According to a report from the American Motorcyclist Association, bills that would close 9.1 million acres of Utah public land to off-highway vehicles have been introduced in Congress.
U.S. Rep. Rush Holt (D-N.J.) introduced H.R. 1630, and U.S. Sen. Dick Durbin (D-Ill.) introduced S. 769, on April 18. Both bills are called America’s Red Rock Wilderness Act and would designate more than nine million acres of Utah public land as Wilderness. Once land is designated as Wilderness, no vehicles, including motorcycles, all-terrain vehicles or bicycles, are allowed on that land.
Included in the 9.1 million acres are existing OHV riding areas around Moab, the San Rafael Swell and Chimney Rock. The AMA says these OHV areas are some of the most important remaining in Utah, and are some of the most popular with responsible OHV riders. The targeted areas also include existing roads and developments.
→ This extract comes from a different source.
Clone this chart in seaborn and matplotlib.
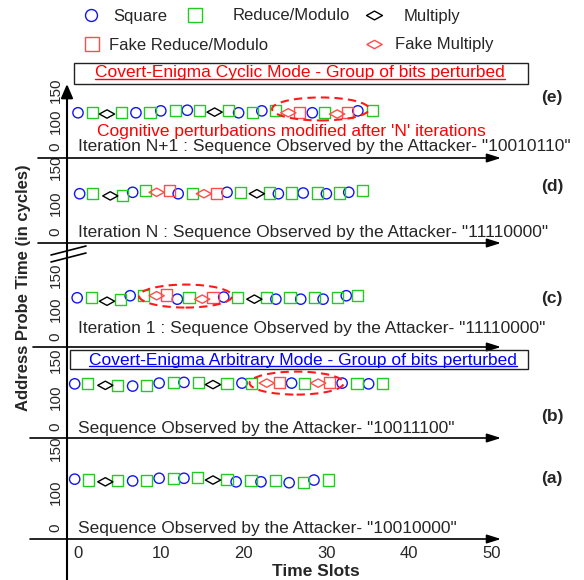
import matplotlib
matplotlib.use("Agg")
import matplotlib.pyplot as plt
import seaborn as sns
import numpy as np
import pandas as pd
from matplotlib.path import Path
from matplotlib.patches import Ellipse, Rectangle, FancyArrowPatch
from matplotlib.lines import Line2D
from matplotlib.ticker import NullLocator

# ---------------- data (time slot, probe time in cycles) ----------------
seq_a = ["S", "R", "M", "R", "S", "R", "S", "R", "S", "R", "M", "R",
         "S", "R", "S", "R", "S", "R", "S", "R"]
x_a = [-0.4, 1.3, 3.3, 4.8, 6.6, 8.3, 9.8, 11.5, 12.8, 14.4, 16.3, 18.0,
       19.1, 20.9, 22.1, 23.9, 25.5, 27.2, 28.5, 30.2]
y_a = [115, 114, 112, 113, 113, 113, 116, 116, 116, 117, 114, 115,
       112, 113, 112, 113, 111, 111, 114, 114]

seq_b = ["S", "R", "M", "R", "S", "R", "S", "R", "S", "R", "M", "R",
         "S", "R", "FM", "FR", "S", "R", "FM", "FR", "S", "R", "S", "R"]
x_b = [-0.4, 1.2, 3.3, 4.8, 6.6, 8.3, 9.8, 11.5, 12.8, 14.5, 16.3, 18.0,
       19.8, 21.0, 22.8, 24.3, 25.8, 27.4, 29.0, 30.4, 31.9, 33.7, 35.1, 36.8]
y_b = [118, 119, 116, 116, 115, 116, 119, 120, 120, 120, 117, 119,
       119, 119, 119, 120, 119, 119, 119, 120, 119, 119, 118, 119]

seq_c = ["S", "R", "M", "R", "S", "R", "FM", "FR", "S", "R", "FM", "FR",
         "S", "R", "M", "R", "S", "R", "S", "R", "S", "R", "S", "R"]
x_c = [-0.1, 1.6, 3.5, 5.1, 6.3, 7.9, 9.5, 10.7, 12.0, 13.4, 15.0, 16.3,
       17.6, 19.3, 21.3, 22.8, 23.9, 25.6, 26.9, 28.6, 29.6, 31.3, 32.4, 33.8]
y_c = [117, 117, 112, 115, 120, 120, 120, 121, 115, 117, 115, 117,
       118, 118, 115, 118, 115, 117, 115, 117, 115, 117, 120, 120]

seq_d = ["S", "R", "M", "R", "S", "R", "FM", "FR", "S", "R", "FM", "FR",
         "S", "R", "M", "R", "S", "R", "S", "R", "S", "R", "S", "R"]
x_d = [0.2, 1.8, 3.9, 5.4, 6.6, 8.2, 9.5, 11.1, 12.1, 13.8, 15.2, 16.7,
       18.0, 19.6, 21.6, 23.1, 24.2, 25.8, 27.2, 28.9, 30.0, 31.6, 32.7, 34.4]
y_d = [113, 113, 110, 111, 115, 117, 115, 117, 113, 113, 113, 113,
       115, 115, 113, 114, 113, 114, 114, 114, 113, 114, 115, 117]

seq_e = ["S", "R", "M", "R", "S", "R", "S", "R", "S", "R", "M", "R",
         "S", "R", "S", "R", "FM", "FR", "S", "R", "FM", "FR", "S", "R"]
x_e = [0.0, 1.7, 3.5, 5.2, 7.0, 8.7, 10.0, 11.8, 13.2, 14.7, 16.5, 18.2,
       19.4, 21.1, 22.2, 23.9, 25.4, 26.7, 28.3, 29.8, 31.3, 32.6, 33.8, 35.6]
y_e = [114, 115, 112, 114, 114, 114, 117, 117, 118, 118, 115, 117,
       114, 114, 117, 117, 114, 115, 114, 114, 112, 114, 117, 117]

op_labels = {"S": "Square", "R": "Reduce/Modulo", "M": "Multiply",
             "FR": "Fake Reduce/Modulo", "FM": "Fake Multiply"}
x_ticks = [0, 10, 20, 30, 40, 50]
y_ticks = [0, 100, 150]

# ---------------- styling ----------------
W, H = 584, 580
FS = 12.5
BLUE, GREEN, FAKE = "#1414f0", "#1fcc1f", "#ff4c4c"
diamond = Path([(-1, 0), (0, 0.55), (1, 0), (0, -0.55), (-1, 0)],
               [Path.MOVETO, Path.LINETO, Path.LINETO, Path.LINETO, Path.CLOSEPOLY])
op_style = {
    "S": dict(marker="o", s=55, color=BLUE),
    "R": dict(marker="s", s=64, color=GREEN),
    "M": dict(marker=diamond, s=120, color="black"),
    "FR": dict(marker="s", s=64, color=FAKE),
    "FM": dict(marker=diamond, s=120, color=FAKE),
}

sns.set_theme(style="white")
plt.rcParams["font.family"] = ["Liberation Sans", "DejaVu Sans"]


def fwd(v):
    v = np.asarray(v, dtype=float)
    return np.where(v <= 100, v * 0.008, 0.8 + (v - 100) / 50.0)


def inv(f):
    f = np.asarray(f, dtype=float)
    return np.where(f <= 0.8, f / 0.008, 100 + (f - 0.8) * 50.0)


def fx(px):
    return px / W


def fy(py):
    return 1 - py / H


# panel layout in pixels: top, bottom(arrow), pixel of "0", pixels per scale unit
panels = [
    dict(seq=seq_e, x=x_e, y=y_e, top=85, bottom=158, y0=147, pxu=31.7,
         text="Iteration N+1 : Sequence Observed by the Attacker- \"10010110\"",
         ty=147, tag="(e)", tagy=97, ell=(29.3, 120, 97, 23), arrow_from=38),
    dict(seq=seq_d, x=x_d, y=y_d, top=158, bottom=243, y0=232, pxu=36.1,
         text="Iteration N : Sequence Observed by the Attacker- \"11110000\"",
         ty=232, tag="(d)", tagy=187, ell=None, arrow_from=38),
    dict(seq=seq_c, x=x_c, y=y_c, top=258, bottom=347, y0=337, pxu=34.4,
         text="Iteration 1 : Sequence Observed by the Attacker- \"11110000\"",
         ty=329, tag="(c)", tagy=298, ell=(13.0, 119.5, 93, 23), arrow_from=33),
    dict(seq=seq_b, x=x_b, y=y_b, top=347, bottom=438, y0=427, pxu=37.2,
         text="Sequence Observed by the Attacker- \"10011100\"",
         ty=428, tag="(b)", tagy=417, ell=(26.4, 119, 94, 23), arrow_from=30),
    dict(seq=seq_a, x=x_a, y=y_a, top=438, bottom=539, y0=528, pxu=44.4,
         text="Sequence Observed by the Attacker- \"10010000\"",
         ty=529, tag="(a)", tagy=478, ell=None, arrow_from=30),
]

fig = plt.figure(figsize=(W / 100, H / 100), dpi=100)
AX_L, AX_R = 67, 505
X0_PX, PX_PER_SLOT = 78, 8.28

axes = []
for i, p in enumerate(panels):
    ax = fig.add_axes([fx(AX_L), fy(p["bottom"]), (AX_R - AX_L) / W,
                       (p["bottom"] - p["top"]) / H])
    df = pd.DataFrame({"slot": p["x"], "cycles": p["y"], "op": p["seq"]})
    for op, st in op_style.items():
        sub = df[df["op"] == op]
        if sub.empty:
            continue
        sns.scatterplot(data=sub, x="slot", y="cycles", marker=st["marker"], s=st["s"],
                        facecolor="none", edgecolor=st["color"], linewidth=1.0,
                        ax=ax, legend=False, zorder=3)
    ax.set_yscale("function", functions=(fwd, inv))
    f_b = -(p["bottom"] - p["y0"]) / p["pxu"]
    f_t = (p["y0"] - p["top"]) / p["pxu"]
    ax.set_ylim(float(inv(f_b)), float(inv(f_t)))
    ax.set_xlim((AX_L - X0_PX) / PX_PER_SLOT, (AX_R - X0_PX) / PX_PER_SLOT)
    ax.set_yticks(y_ticks)
    ax.set_yticklabels([str(t) for t in y_ticks])
    ax.yaxis.set_minor_locator(NullLocator())
    ax.tick_params(axis="y", length=0, pad=3, labelsize=11)
    for lbl in ax.get_yticklabels():
        lbl.set_rotation(90)
        lbl.set_va("center")
    if i == len(panels) - 1:
        ax.set_xticks(x_ticks)
        ax.tick_params(axis="x", length=0, pad=5, labelsize=12)
    else:
        ax.set_xticks([])
    ax.set_xlabel("")
    ax.set_ylabel("")
    for sp in ax.spines.values():
        sp.set_visible(False)
    ax.patch.set_alpha(0)
    axes.append(ax)

    # horizontal axis arrow under each panel
    fig.add_artist(FancyArrowPatch((fx(p["arrow_from"]), fy(p["bottom"])),
                                   (fx(501), fy(p["bottom"])),
                                   transform=fig.transFigure,
                                   arrowstyle="-|>,head_length=0.7,head_width=0.22",
                                   mutation_scale=12, shrinkA=0, shrinkB=0,
                                   lw=1.2, color="black"))
    fig.text(fx(78), fy(p["ty"]), p["text"], ha="left", va="center", fontsize=FS)
    fig.text(fx(552), fy(p["tagy"]), p["tag"], ha="center", va="center",
             fontsize=12.5, fontweight="bold")

# vertical axis arrow and break mark
fig.add_artist(FancyArrowPatch((fx(67), fy(580)), (fx(67), fy(84)),
                               transform=fig.transFigure,
                               arrowstyle="-|>,head_length=0.7,head_width=0.3",
                               mutation_scale=12, shrinkA=0, shrinkB=0,
                               lw=1.5, color="black"))
for dy in (0, 7):
    fig.add_artist(Line2D([fx(51), fx(86)], [fy(255 + dy), fy(246 + dy)],
                          transform=fig.transFigure, color="black", lw=1.2))

# mode boxes
fig.add_artist(Rectangle((fx(74), fy(84)), (528 - 74) / W, (84 - 63) / H,
                         transform=fig.transFigure, fill=False, ec="#222222", lw=1.0))
fig.add_artist(Rectangle((fx(70), fy(369)), (528 - 70) / W, (369 - 350) / H,
                         transform=fig.transFigure, fill=False, ec="#222222", lw=1.0))
t_cyc = fig.text(fx(300), fy(73), "Covert-Enigma Cyclic Mode - Group of bits perturbed",
                 ha="center", va="center", fontsize=FS, color="red")
t_arb = fig.text(fx(303), fy(360), "Covert-Enigma Arbitrary Mode - Group of bits perturbed",
                 ha="center", va="center", fontsize=FS, color="blue")
fig.text(fx(97), fy(131), "Cognitive perturbations modified after 'N' iterations",
         ha="left", va="center", fontsize=FS, color="red")

# axis titles
fig.text(fx(24), fy(288), "Address Probe Time (in cycles)", rotation=90,
         ha="center", va="center", fontsize=12, fontweight="bold")
fig.text(fx(316), fy(571), "Time Slots", ha="center", va="center",
         fontsize=12.5, fontweight="bold")

# legend entries (placed individually like the original)
LEG_FS = 12
em = LEG_FS * 100 / 72
leg_items = [
    ("S", "o", 8.6, BLUE, 91, 16, 113),
    ("R", "s", 10, GREEN, 195, 16, 233),
    ("M", diamond, 11.5, "black", 374, 16, 404),
    ("FR", "s", 9.5, FAKE, 92, 45, 109),
    ("FM", diamond, 11, FAKE, 374, 45, 395),
]
for op, mk, ms, col, mx, my, tx in leg_items:
    h = Line2D([], [], marker=mk, markersize=ms, markerfacecolor="none",
               markeredgecolor=col, markeredgewidth=1.0, linestyle="none")
    x0 = mx - em / 2
    pad = (tx - x0 - em) / em
    fig.legend(handles=[h], labels=[op_labels[op]], loc="center left",
               bbox_to_anchor=(fx(x0), fy(my)), frameon=False, fontsize=LEG_FS,
               handlelength=1.0, handletextpad=pad, borderpad=0, borderaxespad=0)

# dashed ellipses around perturbed groups
for ax, p in zip(axes, panels):
    if p["ell"] is None:
        continue
    ex, ey, ew, eh = p["ell"]
    cx, cy = ax.transData.transform((ex, ey))
    fig.add_artist(Ellipse((cx / W, cy / H), ew / W, eh / H, transform=fig.transFigure,
                           fill=False, ec="#ff1a1a", lw=1.5, ls=(0, (4, 2.5)), zorder=5))

# underline the mode titles
fig.canvas.draw()
for t, col in ((t_cyc, "red"), (t_arb, "blue")):
    bb = t.get_window_extent()
    fig.add_artist(Line2D([bb.x0 / W, bb.x1 / W], [(bb.y0 + 2) / H] * 2,
                          transform=fig.transFigure, color=col, lw=1.0))

fig.savefig("out.png", dpi=100)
“It is outrageous that Rep. Holt of New Jersey and Sen. Durbin of Illinois would attempt to bypass the Utah congressional delegation to shut down nine million acres in Utah to just about everyone but hikers,” says Wayne Allard, AMA vice president for government relations. “This legislation is also puzzling because much of the land in question doesn’t come close to meeting the definition of Wilderness that’s spelled out in federal law. According to the Wilderness Act of 1964, Wilderness can only apply to land ‘retaining its primeval character and influence, without permanent improvements or human habitation.'”
On April 18, the Republican members of Utah’s congressional delegation sent a letter to their congressional colleagues asking them to withhold their support for the legislation.
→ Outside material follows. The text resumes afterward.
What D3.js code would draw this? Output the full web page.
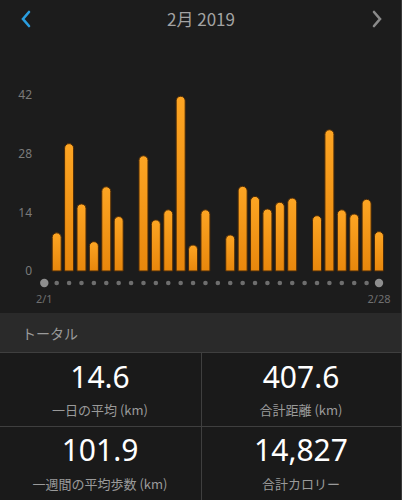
<!DOCTYPE html>
<html>
<head>
<meta charset="utf-8">
<script src="https://cdn.jsdelivr.net/npm/d3@7"></script>
<style>
body{margin:0;background:#1c1c1c;}
svg{display:block;}
text{font-family:"Noto Sans CJK JP","Noto Sans",sans-serif;}
</style>
</head>
<body>
<div class="visualization"></div>
<script>
//data
const days = d3.range(1, 29);
const distance = [0, 9.1, 30.4, 16.0, 7.0, 20.1, 13.0, 0, 27.5, 12.2, 14.6, 41.7, 6.2, 14.6,
                  0, 8.6, 20.2, 17.8, 14.8, 16.4, 17.4, 0, 13.2, 33.7, 14.6, 13.6, 17.1, 9.4];
const yTicks = [0, 14, 28, 42];
const title = "2月 2019";
const sectionLabel = "トータル";
const statValues = ["14.6", "407.6", "101.9", "14,827"];
const statLabels = ["一日の平均 (km)", "合計距離 (km)", "一週間の平均歩数 (km)", "合計カロリー"];

//constants
const width = 402;
const height = 500;

const svg = d3.select(".visualization")
		.append("svg")
		.attr("width", width)
		.attr("height", height);

const defs = svg.append("defs");
const grad = defs.append("linearGradient")
		.attr("id", "barGrad")
		.attr("x1", 0).attr("y1", 0).attr("x2", 0).attr("y2", 1);
grad.append("stop").attr("offset", "0%").attr("stop-color", "#fda523");
grad.append("stop").attr("offset", "100%").attr("stop-color", "#e8870c");

svg.append("rect").attr("width", width).attr("height", height).attr("fill", "#1c1c1c");

//header
svg.append("text")
		.attr("x", width / 2)
		.attr("y", 26)
		.attr("text-anchor", "middle")
		.attr("fill", "#a3a3a3")
		.style("font-size", "17px")
		.text(title);
svg.append("path")
		.attr("d", "M29,12 L23,19 L29,26")
		.attr("fill", "none")
		.attr("stroke", "#2a9ee0")
		.attr("stroke-width", 2.6)
		.attr("stroke-linecap", "round");
svg.append("path")
		.attr("d", "M374,12 L380,19 L374,26")
		.attr("fill", "none")
		.attr("stroke", "#8a8a8a")
		.attr("stroke-width", 2.6)
		.attr("stroke-linecap", "round");

//scales
const x = d3.scalePoint().domain(days).range([44.3, 379]);
const y = d3.scaleLinear().domain([0, 42]).range([271, 95]);

const yAxis = svg.append("g")
		.attr("transform", "translate(32,0)")
		.call(d3.axisLeft(y).tickValues(yTicks).tickSize(0).tickPadding(0));
yAxis.select(".domain").remove();
yAxis.selectAll("text")
		.attr("fill", "#7a7a7a")
		.style("font-size", "12px")
		.style("font-family", "'Noto Sans', sans-serif");

//bars with rounded tops, skip empty days
const barW = 9;
const r = barW / 2;
const barData = days.map((day, i) => ({day, value: distance[i]})).filter(d => d.value > 0);
function barPath(d) {
	const cx = x(d.day);
	const y0 = y(0);
	const y1 = y(d.value);
	const x0 = cx - r, x1 = cx + r;
	return `M${x0},${y0} L${x0},${y1 + r} A${r},${r} 0 0 1 ${x1},${y1 + r} L${x1},${y0} Z`;
}
svg.append("g")
		.selectAll("path")
		.data(barData)
		.enter()
		.append("path")
		.attr("d", barPath)
		.attr("fill", "url(#barGrad)")
		.attr("stroke", "#4a2a08")
		.attr("stroke-width", 1);

//day dots
svg.append("g")
		.selectAll("circle")
		.data(days)
		.enter()
		.append("circle")
		.attr("cx", d => x(d))
		.attr("cy", 283)
		.attr("r", (d, i) => (i === 0 || i === days.length - 1) ? 4.2 : 2.3)
		.attr("fill", (d, i) => (i === 0 || i === days.length - 1) ? "#8e8e8e" : "#6e6e6e");

svg.append("g")
		.selectAll("text")
		.data([days[0], days[days.length - 1]])
		.enter()
		.append("text")
		.attr("x", d => x(d))
		.attr("y", 303)
		.attr("text-anchor", "middle")
		.attr("fill", "#6f6f6f")
		.style("font-size", "11px")
		.style("font-family", "'Noto Sans', sans-serif")
		.text(d => "2/" + d);

//totals section
svg.append("rect").attr("x", 0).attr("y", 313).attr("width", width).attr("height", 39).attr("fill", "#2a2a2a");
svg.append("text")
		.attr("x", 22)
		.attr("y", 339)
		.attr("fill", "#9a9a9a")
		.style("font-size", "14px")
		.text(sectionLabel);

svg.append("rect").attr("x", 0).attr("y", 352).attr("width", width).attr("height", height - 352).attr("fill", "#1a1a1a");
const lineColor = "#3f3f3f";
svg.append("line").attr("x1", 0).attr("x2", width).attr("y1", 352.5).attr("y2", 352.5).attr("stroke", lineColor);
svg.append("line").attr("x1", 0).attr("x2", width).attr("y1", 426.5).attr("y2", 426.5).attr("stroke", lineColor);
svg.append("line").attr("x1", 201.5).attr("x2", 201.5).attr("y1", 352).attr("y2", height).attr("stroke", lineColor);
svg.append("line").attr("x1", 401.5).attr("x2", 401.5).attr("y1", 0).attr("y2", height).attr("stroke", "#3a3a3a");

const colCenters = [100, 301];
const rowBase = [388, 461];
const labelBase = [415, 489];
const cell = svg.append("g")
		.selectAll("g")
		.data(statValues)
		.enter()
		.append("g")
		.attr("transform", (d, i) => `translate(${colCenters[i % 2]},0)`);
cell.append("text")
		.attr("y", (d, i) => rowBase[Math.floor(i / 2)])
		.attr("text-anchor", "middle")
		.attr("fill", "#ffffff")
		.style("font-size", "30px")
		.style("font-family", "'Noto Sans', sans-serif")
		.text(d => d);
cell.append("text")
		.attr("y", (d, i) => labelBase[Math.floor(i / 2)])
		.attr("text-anchor", "middle")
		.attr("fill", "#9a9a9a")
		.style("font-size", "13px")
		.text((d, i) => statLabels[i]);
</script>
</body>
</html>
The lawmakers, Sens. Orrin Hatch and Mike Lee, and Reps. Rob Bishop, Chris Stewart and Jason Chaffetz, wrote:
“In fact, Utah elected officials, including the governor, state legislative leadership, rural county commissioners and Utah’s Republican and Democratic members of Congress have unanimously opposed this bill,” wrote Sens. Orrin Hatch and Mike Lee and Reps. Rob Bishop, Chris Stewart and Jason Chafffetz. “The Utah delegation is not opposed to preserving wilderness-quality lands. In fact, several members of the Utah delegation are working on a Utah lands bill based on input from state and local government officials, conservation groups and other stakeholders. This will be a balanced bill that provides for both conservation and development opportunities in a locally driven, transparent process.”
“The Utah congressional delegation is doing this properly by making it a bottom up process with input from affected citizens and communities instead of a top down process from Washington,” says Allard, a former U.S. senator representing Colorado. “The Wilderness area the New Jersey member is attempting to force onto the people of Utah is almost twice the size of his state with no public input from the people of Utah.”